Just What Are Consumers Thinking?
Research would indicate that consumers don't know what they're thinking. According to an article written by Jack Shimell (2002) for Quirk's Marketing Research Review, Consumers make their decisions and react to advertising based more on unconscious emotional processes than on conscious rational processes.
There appears to be an interplay between the conscious and the unconscious with the unconscious being the driving force, when it comes to reactions to advertising and purchase decision making.
There is also a distinct personality / temperament factor involved in consumer thinking and behavior.
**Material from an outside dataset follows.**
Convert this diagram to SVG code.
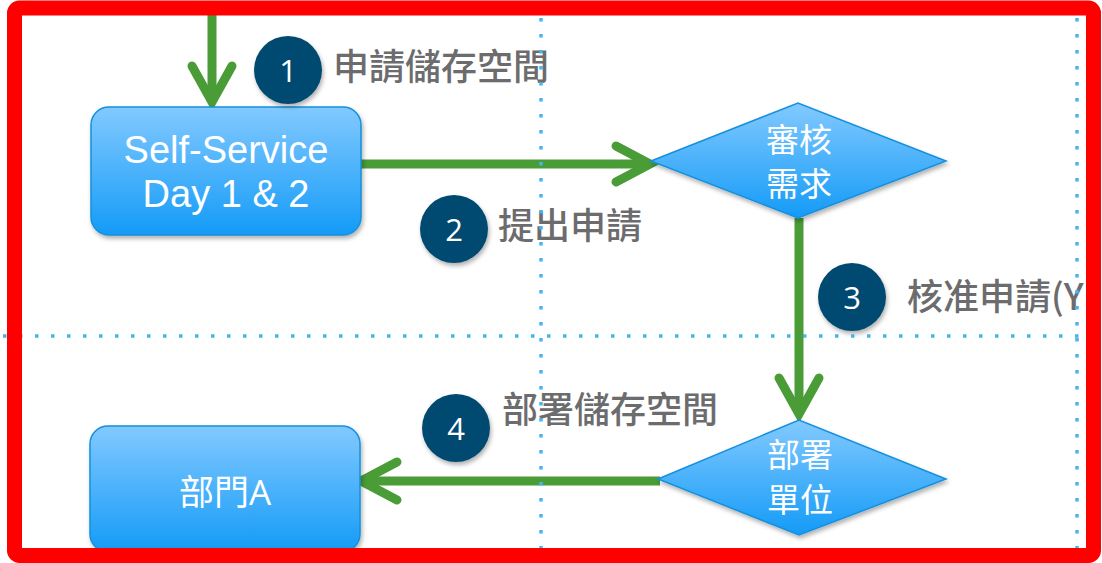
<svg xmlns="http://www.w3.org/2000/svg" width="1102" height="563" viewBox="0 0 1102 563">
  <style>
    .node-shape { fill: url(#blueGrad); stroke: #1690dc; stroke-width: 1.5; filter: url(#shadow); }
    .node-text { fill: #ffffff; font-family: "Open Sans", "Noto Sans CJK TC", sans-serif; text-anchor: middle; }
    .node-latin { fill: #ffffff; font-family: "Liberation Sans", "Open Sans", sans-serif; font-size: 38px; text-anchor: middle; }
    .badge { fill: #004a70; filter: url(#shadow); }
    .badge-text { fill: #ffffff; font-family: "Open Sans", sans-serif; font-size: 31px; text-anchor: middle; }
    .label { fill: #6c6c6e; font-family: "Noto Sans CJK TC", "Open Sans", sans-serif; font-size: 36px; font-weight: 500; }
    .conn { fill: none; stroke: #4a9c37; stroke-width: 9; }
    .head { fill: none; stroke: #4a9c37; stroke-width: 9; stroke-linecap: round; stroke-linejoin: miter; }
    .grid { fill: none; stroke: #45b4f0; stroke-width: 3.5; stroke-dasharray: 3.5 12.5; }
  </style>
  <defs>
    <linearGradient id="blueGrad" x1="0" y1="0" x2="0" y2="1">
      <stop offset="0" stop-color="#82c9ff"/>
      <stop offset="1" stop-color="#149bf7"/>
    </linearGradient>
    <filter id="shadow" x="-20%" y="-20%" width="140%" height="150%">
      <feDropShadow dx="1.5" dy="3" stdDeviation="2.2" flood-color="#000000" flood-opacity="0.3"/>
    </filter>
  </defs>

  <rect x="0" y="0" width="1102" height="563" fill="#ffffff"/>

  <g id="connectors">
    <path class="conn" d="M212 10 V100"/>
    <path class="head" d="M192 66 L212 102 L232 66"/>
    <path class="conn" d="M361 164 H645"/>
    <path class="head" d="M616 146 L650 164 L616 182"/>
    <path class="conn" d="M799 218 V412"/>
    <path class="head" d="M779 378 L799 414 L819 378"/>
    <path class="conn" d="M660 481 H366"/>
    <path class="head" d="M397 462 L361 481 L397 500"/>
  </g>

  <g id="node-selfservice">
    <rect class="node-shape" x="91" y="107" width="270" height="128" rx="18"/>
    <text class="node-latin" x="226" y="163">Self-Service</text>
    <text class="node-latin" x="226" y="207">Day 1 &amp; 2</text>
  </g>

  <g id="node-review">
    <polygon class="node-shape" points="651,161 798,103 946,161 798,218"/>
    <text class="node-text" x="799" y="152" font-size="33">審核</text>
    <text class="node-text" x="799" y="196" font-size="33">需求</text>
  </g>

  <g id="node-deploy">
    <polygon class="node-shape" points="658,479 799,420 946,479 799,535"/>
    <text class="node-text" x="800" y="467" font-size="33">部署</text>
    <text class="node-text" x="800" y="512" font-size="33">單位</text>
  </g>

  <g id="node-dept">
    <rect class="node-shape" x="90" y="426" width="270" height="126" rx="18"/>
    <text class="node-text" x="225" y="505" font-size="35">部門A</text>
  </g>

  <g id="step-1">
    <circle class="badge" cx="288" cy="70" r="34"/>
    <text class="badge-text" x="288" y="82">1</text>
    <text class="label" x="333" y="80">申請儲存空間</text>
  </g>
  <g id="step-2">
    <circle class="badge" cx="454" cy="229" r="34"/>
    <text class="badge-text" x="454" y="241">2</text>
    <text class="label" x="498" y="239">提出申請</text>
  </g>
  <g id="step-3">
    <circle class="badge" cx="852" cy="297" r="34"/>
    <text class="badge-text" x="852" y="309">3</text>
    <text class="label" x="907" y="310">核准申請(Y</text>
  </g>
  <g id="step-4">
    <circle class="badge" cx="456" cy="428" r="34"/>
    <text class="badge-text" x="456" y="440">4</text>
    <text class="label" x="502" y="423">部署儲存空間</text>
  </g>

  <g id="grid">
    <path class="grid" d="M541 18 V548"/>
    <path class="grid" d="M1077 18 V548"/>
    <path class="grid" d="M3 336 H1086"/>
  </g>

  <rect x="14.5" y="8" width="1079" height="547.5" rx="5" fill="none" stroke="#ff0000" stroke-width="15"/>
</svg>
People with moderate extrovert traits tend to react more positively to advertising, while introverts and people with few extrovert traits would appear to be very difficult to affect through advertising.
Part of this may reside in the fact that introverts tend to be energized by solitary activities that are less affected by outside factors while extroverts tend to be energized by outside influences such as social status, social engagement, peer relations, and social value of products or services.
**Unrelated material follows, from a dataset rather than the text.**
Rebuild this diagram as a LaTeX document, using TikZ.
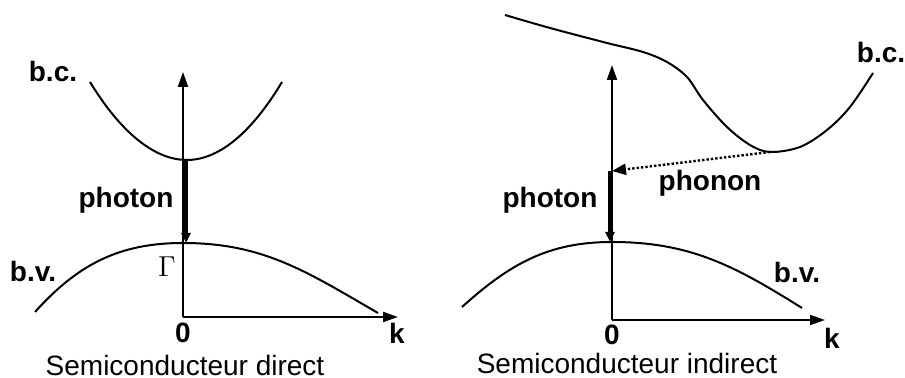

The introvert tends to be more affected by internal factors that can be analyzed and processed at their leisure. They operate based on facts, information, and internal beliefs and attitudes.
The above discussion is why you must develop a demographic profile of your ideal customer. From this profile you can develop advertising and a marketing campaign that feeds the unconscious of the consumer.
Based on the research presented in Shimell's (2002) article, marketers and advertisers would be smart to incorporate elements that target both the conscious and unconscious processing of targeted consumers.
Unconscious elements would be music (the research in the article indicated that music was an very important factor in positive reaction to advertising), color, graphics, and movement. Conscious elements would be text, voice-over, overt product offers, and interactive elements such as redeemable coupons.
Different segments, audiences, and occupations tend toward predictable personality and temperament qualities which can guide targeted marketing and advertising. Take the time to know and understand your ideal customer and adapt your advertising to their personalities and unconscious processes. In your marketing campaign it's smart to have a combination of conscious and unconscious elements that tie into different media channels and your consumer's personalities.